IV. Structure-Performance Relationship: How it Affects Applications
Compatibility vs. Defoaming Power: Generally, the better the compatibility of a defoamer, the weaker its defoaming power. This is because completely compatible molecules are difficult to accumulate at the interface. Therefore, a balance needs to be struck between the two. Molecular Weight: High molecular weight defoamers are usually more stable, but diffuse more slowly; low molecular weight defoamers diffuse faster, but may be emulsified by the system and become ineffective. Non-Silicone vs. Silicone: Silicone defoamers are effective at room temperature, but may have some impact on recoating at high temperatures; non-silicone defoamers are heat-resistant and suitable for baking paint systems.

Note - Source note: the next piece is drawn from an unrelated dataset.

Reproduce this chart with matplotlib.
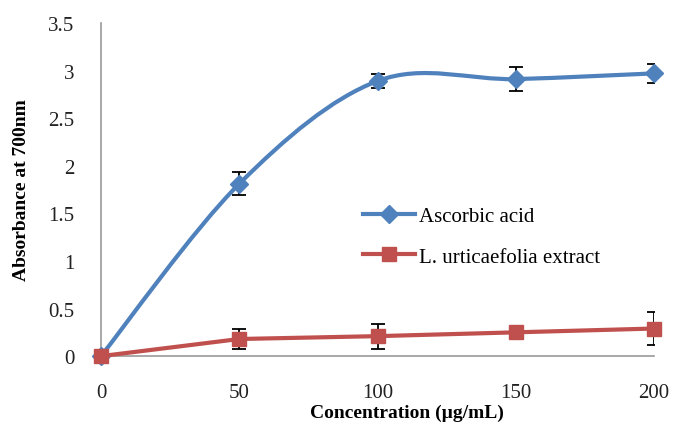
import numpy as np
import matplotlib
matplotlib.use("Agg")
import matplotlib.pyplot as plt
from matplotlib.path import Path
from matplotlib.patches import PathPatch
from matplotlib.lines import Line2D

plt.rcParams['font.family'] = ['Liberation Serif', 'DejaVu Serif']

conc = [0, 50, 100, 150, 200]
ascorbic = [0, 1.81, 2.89, 2.91, 2.97]
ascorbic_err = [0, 0.12, 0.07, 0.13, 0.10]
extract = [0, 0.18, 0.21, 0.25, 0.29]
extract_err = [0, 0.10, 0.13, 0.03, 0.17]

BLUE = '#4F81BD'
RED = '#C0504D'


def smooth_path(xs, ys):
    # Excel-like smoothed line: cubic bezier through points (Catmull-Rom)
    pts = np.column_stack([xs, ys]).astype(float)
    verts = [pts[0]]
    codes = [Path.MOVETO]
    n = len(pts)
    for i in range(n - 1):
        p0 = pts[i - 1] if i > 0 else pts[i]
        p1 = pts[i]
        p2 = pts[i + 1]
        p3 = pts[i + 2] if i + 2 < n else pts[i + 1]
        c1 = p1 + (p2 - p0) / 6.0
        c2 = p2 - (p3 - p1) / 6.0
        verts += [c1, c2, p2]
        codes += [Path.CURVE4] * 3
    return Path(verts, codes)


fig = plt.figure(figsize=(6.73, 4.35), dpi=100)
ax = fig.add_axes([0.150, 0.179, 0.822, 0.766])

ax.add_patch(PathPatch(smooth_path(conc, ascorbic), fill=False,
                       edgecolor=BLUE, lw=3, zorder=3, capstyle='round'))
ax.errorbar(conc, ascorbic, yerr=ascorbic_err, fmt='none', ecolor='black',
            elinewidth=1.3, capsize=5, capthick=1.3, zorder=4)
ax.plot(conc, ascorbic, linestyle='none', marker='D', markersize=9,
        color=BLUE, zorder=5, clip_on=False)

ax.errorbar(conc, extract, yerr=extract_err, fmt='none', ecolor='black',
            elinewidth=1.3, capsize=5, capthick=1.3, zorder=4)
ax.plot(conc, extract, color=RED, lw=3, marker='s', markersize=10,
        zorder=5, clip_on=False)

ax.set_xlim(0, 200)
ax.set_ylim(0, 3.5)
ax.set_xticks(conc)
ax.set_yticks(np.arange(0, 3.51, 0.5))
ax.set_yticklabels(['0', '0.5', '1', '1.5', '2', '2.5', '3', '3.5'])
ax.tick_params(axis='both', length=0, labelsize=15, colors='#222222')
ax.tick_params(axis='x', pad=19)
ax.tick_params(axis='y', pad=19)

for s in ['top', 'right']:
    ax.spines[s].set_visible(False)
ax.spines['left'].set_color('#999999')
ax.spines['bottom'].set_color('#999999')
ax.spines['left'].set_linewidth(1.2)
ax.spines['bottom'].set_linewidth(1.2)

fig.text(407 / 673, 1 - 413 / 435, 'Concentration (µg/mL)', ha='center',
         va='center', fontsize=14, fontweight='bold')
fig.text(22 / 673, 1 - 190 / 435, 'Absorbance at 700nm', ha='center',
         va='center', rotation=90, fontsize=14, fontweight='bold')

handles = [
    Line2D([], [], color=BLUE, lw=3, marker='D', markersize=9),
    Line2D([], [], color=RED, lw=3, marker='s', markersize=10),
]
ax.legend(handles, ['Ascorbic acid', 'L. urticaefolia extract'],
          loc='upper left', bbox_to_anchor=(0.44, 0.505), frameon=False,
          fontsize=15, handlelength=2.5, handletextpad=0.2, labelspacing=1.0)

fig.savefig('out.png', dpi=100)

V. Selection Principles in Practical Applications
No single defoamer is suitable for all systems. When choosing one, consider the following:
System viscosity: High viscosity requires strong defoaming ability. Film thickness: High film thickness requires a defoamer capable of handling microbubbles. Gloss requirements: High-gloss systems must avoid defoamers affecting gloss. Application process: High-speed shearing may cause defoamers to become ineffective; shear-resistant types must be selected.